In a way, conventions are a lot like Comic-Con and related events. People get to meet their favorite writers, artists, etc. while hanging out with other enthusiasts.
Like other fandoms, furries frequently experience rejection because of their interest. Conventions offer a way for participants to express themselves freely without fear of bullying.
Numerous surveys indicate that the majority of furries are white, men, in their mid-20s, and likely gay, bi, or trans.
In 2012, data showed that those who attended conventions and who were active online were predominately male–about 79.2%-85.7%.
In 2014, nearly 90% of furries who answered a survey at Anthrocon identified as white.
Interestingly, convention attendees were typically older, usually between 24 and 27 years old, while online furries were about 23 to 25 years.
One question that outsiders wonder is whether furries think they’re animals or not.

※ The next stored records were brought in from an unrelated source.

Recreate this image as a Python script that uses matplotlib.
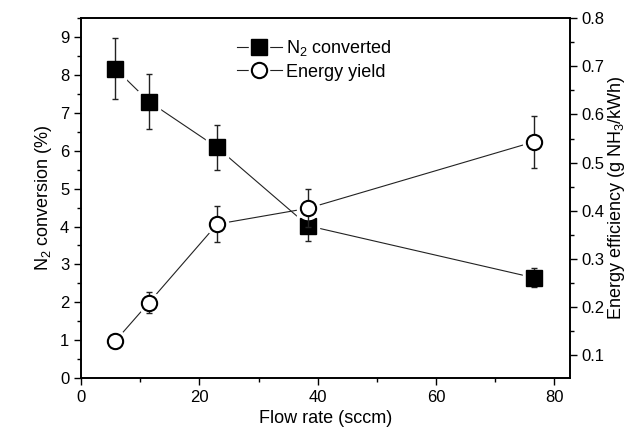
import matplotlib.pyplot as plt
from matplotlib.ticker import MultipleLocator
from matplotlib.legend_handler import HandlerTuple

plt.rcParams['font.family'] = ['Liberation Sans', 'DejaVu Sans']
plt.rcParams['mathtext.fontset'] = 'custom'
plt.rcParams['mathtext.rm'] = 'Liberation Sans'
plt.rcParams['mathtext.it'] = 'Liberation Sans'

# data
flow = [5.8, 11.5, 23.0, 38.4, 76.5]
conv = [8.17, 7.30, 6.09, 4.02, 2.65]
conv_err = [0.80, 0.73, 0.60, 0.40, 0.25]
eff = [0.129, 0.209, 0.372, 0.405, 0.543]
eff_err = [0.015, 0.021, 0.037, 0.040, 0.054]

fig = plt.figure(figsize=(6.33, 4.36), dpi=100)
ax = fig.add_axes([0.128, 0.133, 0.772, 0.825])
ax2 = ax.twinx()

# N2 converted (left axis)
ax.plot(flow, conv, color='#222222', lw=0.8, zorder=1)
ax.plot(flow, conv, ls='none', marker='s', ms=16, mfc='white', mec='white', zorder=2)
ax.errorbar(flow, conv, yerr=conv_err, fmt='none', ecolor='#222222', elinewidth=1.0,
            capsize=2.5, capthick=1.0, zorder=3)
ax.plot(flow, conv, ls='none', marker='s', ms=11.5, mfc='black', mec='black', zorder=4)

# Energy yield (right axis)
ax2.plot(flow, eff, color='#222222', lw=0.8, zorder=1)
ax2.plot(flow, eff, ls='none', marker='o', ms=16, mfc='white', mec='white', zorder=2)
ax2.errorbar(flow, eff, yerr=eff_err, fmt='none', ecolor='#222222', elinewidth=1.0,
             capsize=2.5, capthick=1.0, zorder=3)
ax2.plot(flow, eff, ls='none', marker='o', ms=11, mfc='white', mec='black', mew=1.5, zorder=4)

# legend (line - gap - marker - gap - line)
ln, = ax.plot([], [], color='#222222', lw=0.8)
halo_s, = ax.plot([], [], ls='none', marker='s', ms=14.5, mfc='white', mec='white')
mk_s, = ax.plot([], [], ls='none', marker='s', ms=11.5, mfc='black', mec='black')
halo_o, = ax.plot([], [], ls='none', marker='o', ms=14.5, mfc='white', mec='white')
mk_o, = ax.plot([], [], ls='none', marker='o', ms=11, mfc='white', mec='black', mew=1.5)
ax.legend([(ln, halo_s, mk_s), (ln, halo_o, mk_o)], ['N$_2$ converted', 'Energy yield'],
          handler_map={tuple: HandlerTuple(ndivide=1)},
          loc='upper left', bbox_to_anchor=(0.285, 0.99), frameon=False, fontsize=13,
          handlelength=2.5, handletextpad=0.25, labelspacing=0.3)

ax.set_xlim(0, 82.6)
ax.set_ylim(0, 9.5)
ax2.set_ylim(0.052, 0.8)

ax.xaxis.set_major_locator(MultipleLocator(20))
ax.xaxis.set_minor_locator(MultipleLocator(10))
ax.yaxis.set_major_locator(MultipleLocator(1))
ax.yaxis.set_minor_locator(MultipleLocator(0.5))
ax2.yaxis.set_major_locator(MultipleLocator(0.1))
ax2.yaxis.set_minor_locator(MultipleLocator(0.05))
ax2.set_yticks([0.1, 0.2, 0.3, 0.4, 0.5, 0.6, 0.7, 0.8])

for a in (ax, ax2):
    a.tick_params(which='major', direction='out', length=5, width=1.0, labelsize=12)
    a.tick_params(which='minor', direction='out', length=3, width=1.0)
    for s in a.spines.values():
        s.set_linewidth(1.2)

ax.set_xlabel('Flow rate (sccm)', fontsize=13)
ax.set_ylabel('N$_2$ conversion (%)', fontsize=13)
ax2.set_ylabel('Energy efficiency (g NH$_3$/kWh)', fontsize=13, labelpad=1)

fig.savefig('out.png', dpi=100)
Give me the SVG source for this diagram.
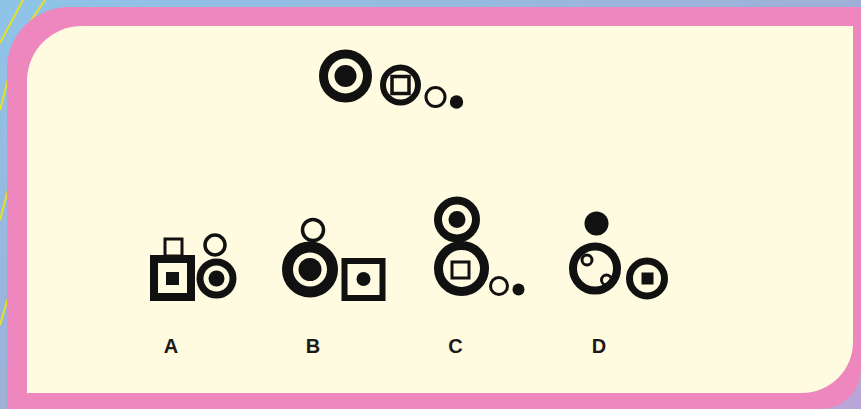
<svg xmlns="http://www.w3.org/2000/svg" width="861" height="409" viewBox="0 0 861 409">
<defs>
<linearGradient id="bg" x1="0" y1="0" x2="1" y2="1">
<stop offset="0" stop-color="#8ec4e8"/>
<stop offset="0.5" stop-color="#9fb0d8"/>
<stop offset="1" stop-color="#baa6d8"/>
</linearGradient>
<style>
.ring{fill:none;stroke:#111;}
.fill{fill:#111;}
.lbl{font-family:"Liberation Sans",Arial,sans-serif;font-weight:bold;font-size:20px;fill:#1a1a1a;text-anchor:middle;}
.yl{stroke:#e8e020;stroke-width:2;fill:none;}
</style>
</defs>
<g id="background">
<rect x="0" y="0" width="861" height="409" fill="url(#bg)"/>
<line class="yl" x1="0" y1="43" x2="23" y2="0"/>
<line class="yl" x1="18" y1="40" x2="45" y2="0"/>
<line class="yl" x1="0" y1="110" x2="12" y2="64"/>
<line class="yl" x1="0" y1="325" x2="8" y2="298"/>
<line class="yl" x1="0" y1="220" x2="8" y2="190"/>
<path d="M7,69 A62,62 0 0 1 69,7 L861,7 L861,369 A40,40 0 0 1 821,409 L7,409 Z" fill="#ef87bf"/>
<path d="M27,81 A55,55 0 0 1 82,26 L853,26 L853,342 A51,51 0 0 1 802,393 L27,393 Z" fill="#fefbe0"/>
</g>
<g id="question">
<circle class="ring" cx="345.5" cy="76" r="22" stroke-width="9"/>
<circle class="fill" cx="345.5" cy="76" r="11"/>
<circle class="ring" cx="400.5" cy="85" r="17.5" stroke-width="6"/>
<rect class="ring" x="392" y="76.5" width="17" height="17" stroke-width="3.5"/>
<circle class="ring" cx="435.5" cy="97" r="9.5" stroke-width="3"/>
<circle class="fill" cx="456.5" cy="102" r="6.7"/>
</g>
<g id="optionA">
<rect class="ring" x="165" y="239" width="17" height="17" stroke-width="3"/>
<rect class="ring" x="154" y="259" width="37" height="38" stroke-width="8"/>
<rect class="fill" x="166" y="272" width="13" height="13"/>
<circle class="ring" cx="215" cy="245" r="10" stroke-width="3.5"/>
<circle class="ring" cx="216.5" cy="278.5" r="16.5" stroke-width="7"/>
<circle class="fill" cx="216.5" cy="278.5" r="8"/>
<text class="lbl" x="171" y="353">A</text>
</g>
<g id="optionB">
<circle class="ring" cx="313" cy="230" r="10.5" stroke-width="3.5"/>
<circle class="ring" cx="310" cy="269.5" r="22.5" stroke-width="11"/>
<circle class="fill" cx="310" cy="269.5" r="11.5"/>
<rect class="ring" x="344.5" y="261" width="38" height="37" stroke-width="6"/>
<circle class="fill" cx="363.5" cy="279" r="7"/>
<text class="lbl" x="313" y="353">B</text>
</g>
<g id="optionC">
<circle class="ring" cx="457" cy="219.5" r="19" stroke-width="8"/>
<circle class="fill" cx="457" cy="219.5" r="8.5"/>
<circle class="ring" cx="461.5" cy="268.5" r="23" stroke-width="9"/>
<rect class="ring" x="452" y="262" width="17" height="16" stroke-width="3"/>
<circle class="ring" cx="499" cy="286" r="8.5" stroke-width="3"/>
<circle class="fill" cx="518.5" cy="289.5" r="6"/>
<text class="lbl" x="455.5" y="353">C</text>
</g>
<g id="optionD">
<circle class="fill" cx="596.5" cy="223.5" r="12"/>
<circle class="ring" cx="595" cy="268.5" r="22" stroke-width="8"/>
<circle class="ring" cx="587" cy="260" r="5" stroke-width="3"/>
<circle class="ring" cx="606.5" cy="280" r="5" stroke-width="3"/>
<circle class="ring" cx="647" cy="278.5" r="17.5" stroke-width="7"/>
<rect class="fill" x="641.5" y="272.5" width="12" height="12"/>
<text class="lbl" x="599" y="353">D</text>
</g>
</svg>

It’s hard to say for sure.
1 in 3 furries admits that they don’t feel 100% human. Of this portion, 8%-14% suggest it in a physical sense while most mean it in a spiritually or mentally.
However, 38%-53% of furries claim that if they could be 0% human, they would.
“Otherkin” is an umbrella term used for those who identify as non-human. It is sometimes used by those who identify as a fictional or mythical creature, like a dragon or vampire.
On the other hand, “therians,” a subset of otherkin, identify with, either partially or totally, to a real animal. The most popular species among therians are wolves.
Some researchers propose that otherkin and therians may have a species identity disorder, modeled after gender identity disorder (or gender dysmorphia).
But of course, some believe classifying otherkin with a mental disorder is counterproductive and only causes more stigma.
Like those who use sex dolls, furries are misrepresented by mainstream media.
Not everyone gets turned on by fur-suiting or yiffing, nor does everyone want to.
Many have experienced bullying because of their interest. Luckily, the internet has helped many find a place to feel acceptance and support.